| Stated goal |
Strip the pictures and reproduce the rest of the listing exactly.

| Provided material |
-------
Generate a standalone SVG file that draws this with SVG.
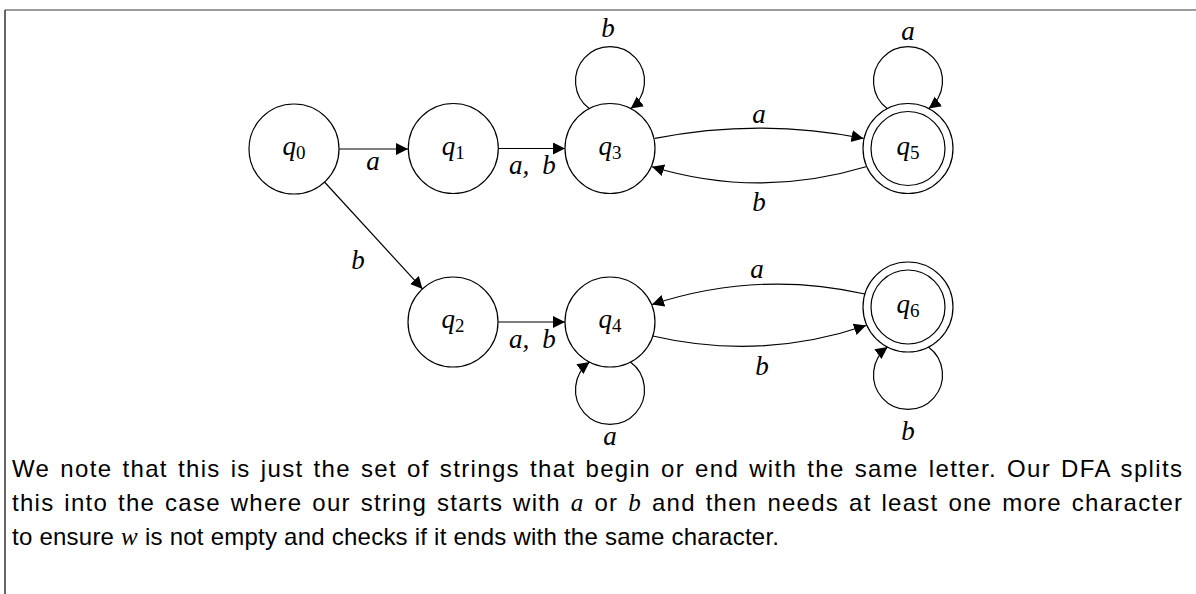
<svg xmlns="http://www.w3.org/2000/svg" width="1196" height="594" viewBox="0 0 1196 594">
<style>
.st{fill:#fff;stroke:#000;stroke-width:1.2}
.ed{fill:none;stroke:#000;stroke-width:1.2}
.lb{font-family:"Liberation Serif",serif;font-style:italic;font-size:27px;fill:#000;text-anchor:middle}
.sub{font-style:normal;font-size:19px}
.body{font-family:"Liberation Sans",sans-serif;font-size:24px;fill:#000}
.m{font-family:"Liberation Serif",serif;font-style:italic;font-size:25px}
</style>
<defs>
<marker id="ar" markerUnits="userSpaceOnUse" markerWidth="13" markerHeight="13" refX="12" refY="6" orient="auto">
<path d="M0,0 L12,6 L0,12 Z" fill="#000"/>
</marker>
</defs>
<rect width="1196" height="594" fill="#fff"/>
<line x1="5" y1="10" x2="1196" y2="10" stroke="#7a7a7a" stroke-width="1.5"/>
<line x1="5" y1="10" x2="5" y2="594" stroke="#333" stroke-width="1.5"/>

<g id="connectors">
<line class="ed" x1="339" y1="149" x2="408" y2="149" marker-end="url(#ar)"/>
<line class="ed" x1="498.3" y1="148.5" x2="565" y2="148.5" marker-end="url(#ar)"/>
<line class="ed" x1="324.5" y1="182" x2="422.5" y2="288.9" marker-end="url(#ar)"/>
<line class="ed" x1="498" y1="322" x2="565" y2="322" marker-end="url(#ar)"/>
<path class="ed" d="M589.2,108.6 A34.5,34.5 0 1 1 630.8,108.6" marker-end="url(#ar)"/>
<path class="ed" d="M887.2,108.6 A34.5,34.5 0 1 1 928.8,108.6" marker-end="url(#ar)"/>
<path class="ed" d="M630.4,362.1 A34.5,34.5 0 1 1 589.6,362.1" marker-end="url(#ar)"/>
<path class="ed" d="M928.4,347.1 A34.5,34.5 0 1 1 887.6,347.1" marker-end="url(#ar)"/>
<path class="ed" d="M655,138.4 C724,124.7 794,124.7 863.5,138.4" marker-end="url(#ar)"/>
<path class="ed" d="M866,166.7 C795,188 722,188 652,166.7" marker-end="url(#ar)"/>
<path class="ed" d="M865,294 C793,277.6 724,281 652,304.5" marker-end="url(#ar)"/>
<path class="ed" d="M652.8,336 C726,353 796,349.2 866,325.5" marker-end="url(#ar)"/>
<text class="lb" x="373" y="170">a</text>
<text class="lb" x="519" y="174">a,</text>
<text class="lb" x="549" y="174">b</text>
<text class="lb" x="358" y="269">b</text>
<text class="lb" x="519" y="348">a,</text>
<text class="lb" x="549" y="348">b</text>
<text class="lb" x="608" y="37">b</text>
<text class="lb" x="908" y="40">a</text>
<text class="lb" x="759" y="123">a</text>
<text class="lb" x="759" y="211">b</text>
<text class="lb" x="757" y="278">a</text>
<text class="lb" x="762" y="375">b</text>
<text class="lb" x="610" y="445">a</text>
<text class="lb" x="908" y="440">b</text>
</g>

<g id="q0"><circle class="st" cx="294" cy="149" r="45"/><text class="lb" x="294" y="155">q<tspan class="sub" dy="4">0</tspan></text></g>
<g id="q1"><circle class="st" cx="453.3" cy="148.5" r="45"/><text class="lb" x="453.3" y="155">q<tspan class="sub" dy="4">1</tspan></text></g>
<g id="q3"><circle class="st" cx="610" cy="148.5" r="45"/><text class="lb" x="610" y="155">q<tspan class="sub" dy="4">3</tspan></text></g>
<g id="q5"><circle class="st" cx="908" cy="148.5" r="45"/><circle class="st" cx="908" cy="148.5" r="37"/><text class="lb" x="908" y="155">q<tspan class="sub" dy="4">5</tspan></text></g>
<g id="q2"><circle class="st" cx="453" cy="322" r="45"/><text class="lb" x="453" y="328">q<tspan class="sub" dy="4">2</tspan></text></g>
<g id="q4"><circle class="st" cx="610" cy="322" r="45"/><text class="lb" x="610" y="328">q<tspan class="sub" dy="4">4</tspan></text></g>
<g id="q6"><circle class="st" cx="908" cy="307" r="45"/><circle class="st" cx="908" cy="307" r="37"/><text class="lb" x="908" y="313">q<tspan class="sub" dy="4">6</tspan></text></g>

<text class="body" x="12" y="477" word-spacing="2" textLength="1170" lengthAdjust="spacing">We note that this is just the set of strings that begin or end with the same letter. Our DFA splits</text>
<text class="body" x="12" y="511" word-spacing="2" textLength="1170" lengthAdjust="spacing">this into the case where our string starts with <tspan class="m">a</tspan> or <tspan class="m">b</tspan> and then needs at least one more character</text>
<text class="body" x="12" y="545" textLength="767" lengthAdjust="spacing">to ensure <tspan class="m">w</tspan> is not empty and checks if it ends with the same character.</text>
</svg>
-------
| Answer below |
Generate a standalone SVG file that draws this with SVG.
<svg xmlns="http://www.w3.org/2000/svg" width="1196" height="594" viewBox="0 0 1196 594">
<style>
.st{fill:#fff;stroke:#000;stroke-width:1.2}
.ed{fill:none;stroke:#000;stroke-width:1.2}
.lb{font-family:"Liberation Serif",serif;font-style:italic;font-size:27px;fill:#000;text-anchor:middle}
.sub{font-style:normal;font-size:19px}
.body{font-family:"Liberation Sans",sans-serif;font-size:24px;fill:#000}
.m{font-family:"Liberation Serif",serif;font-style:italic;font-size:25px}
</style>
<defs>
<marker id="ar" markerUnits="userSpaceOnUse" markerWidth="13" markerHeight="13" refX="12" refY="6" orient="auto">
<path d="M0,0 L12,6 L0,12 Z" fill="#000"/>
</marker>
</defs>
<rect width="1196" height="594" fill="#fff"/>
<line x1="5" y1="10" x2="1196" y2="10" stroke="#7a7a7a" stroke-width="1.5"/>
<line x1="5" y1="10" x2="5" y2="594" stroke="#333" stroke-width="1.5"/>

<g id="connectors">
<line class="ed" x1="339" y1="149" x2="408" y2="149" marker-end="url(#ar)"/>
<line class="ed" x1="498.3" y1="148.5" x2="565" y2="148.5" marker-end="url(#ar)"/>
<line class="ed" x1="324.5" y1="182" x2="422.5" y2="288.9" marker-end="url(#ar)"/>
<line class="ed" x1="498" y1="322" x2="565" y2="322" marker-end="url(#ar)"/>
<path class="ed" d="M589.2,108.6 A34.5,34.5 0 1 1 630.8,108.6" marker-end="url(#ar)"/>
<path class="ed" d="M887.2,108.6 A34.5,34.5 0 1 1 928.8,108.6" marker-end="url(#ar)"/>
<path class="ed" d="M630.4,362.1 A34.5,34.5 0 1 1 589.6,362.1" marker-end="url(#ar)"/>
<path class="ed" d="M928.4,347.1 A34.5,34.5 0 1 1 887.6,347.1" marker-end="url(#ar)"/>
<path class="ed" d="M655,138.4 C724,124.7 794,124.7 863.5,138.4" marker-end="url(#ar)"/>
<path class="ed" d="M866,166.7 C795,188 722,188 652,166.7" marker-end="url(#ar)"/>
<path class="ed" d="M865,294 C793,277.6 724,281 652,304.5" marker-end="url(#ar)"/>
<path class="ed" d="M652.8,336 C726,353 796,349.2 866,325.5" marker-end="url(#ar)"/>
<text class="lb" x="373" y="170">a</text>
<text class="lb" x="519" y="174">a,</text>
<text class="lb" x="549" y="174">b</text>
<text class="lb" x="358" y="269">b</text>
<text class="lb" x="519" y="348">a,</text>
<text class="lb" x="549" y="348">b</text>
<text class="lb" x="608" y="37">b</text>
<text class="lb" x="908" y="40">a</text>
<text class="lb" x="759" y="123">a</text>
<text class="lb" x="759" y="211">b</text>
<text class="lb" x="757" y="278">a</text>
<text class="lb" x="762" y="375">b</text>
<text class="lb" x="610" y="445">a</text>
<text class="lb" x="908" y="440">b</text>
</g>

<g id="q0"><circle class="st" cx="294" cy="149" r="45"/><text class="lb" x="294" y="155">q<tspan class="sub" dy="4">0</tspan></text></g>
<g id="q1"><circle class="st" cx="453.3" cy="148.5" r="45"/><text class="lb" x="453.3" y="155">q<tspan class="sub" dy="4">1</tspan></text></g>
<g id="q3"><circle class="st" cx="610" cy="148.5" r="45"/><text class="lb" x="610" y="155">q<tspan class="sub" dy="4">3</tspan></text></g>
<g id="q5"><circle class="st" cx="908" cy="148.5" r="45"/><circle class="st" cx="908" cy="148.5" r="37"/><text class="lb" x="908" y="155">q<tspan class="sub" dy="4">5</tspan></text></g>
<g id="q2"><circle class="st" cx="453" cy="322" r="45"/><text class="lb" x="453" y="328">q<tspan class="sub" dy="4">2</tspan></text></g>
<g id="q4"><circle class="st" cx="610" cy="322" r="45"/><text class="lb" x="610" y="328">q<tspan class="sub" dy="4">4</tspan></text></g>
<g id="q6"><circle class="st" cx="908" cy="307" r="45"/><circle class="st" cx="908" cy="307" r="37"/><text class="lb" x="908" y="313">q<tspan class="sub" dy="4">6</tspan></text></g>

<text class="body" x="12" y="477" word-spacing="2" textLength="1170" lengthAdjust="spacing">We note that this is just the set of strings that begin or end with the same letter. Our DFA splits</text>
<text class="body" x="12" y="511" word-spacing="2" textLength="1170" lengthAdjust="spacing">this into the case where our string starts with <tspan class="m">a</tspan> or <tspan class="m">b</tspan> and then needs at least one more character</text>
<text class="body" x="12" y="545" textLength="767" lengthAdjust="spacing">to ensure <tspan class="m">w</tspan> is not empty and checks if it ends with the same character.</text>
</svg>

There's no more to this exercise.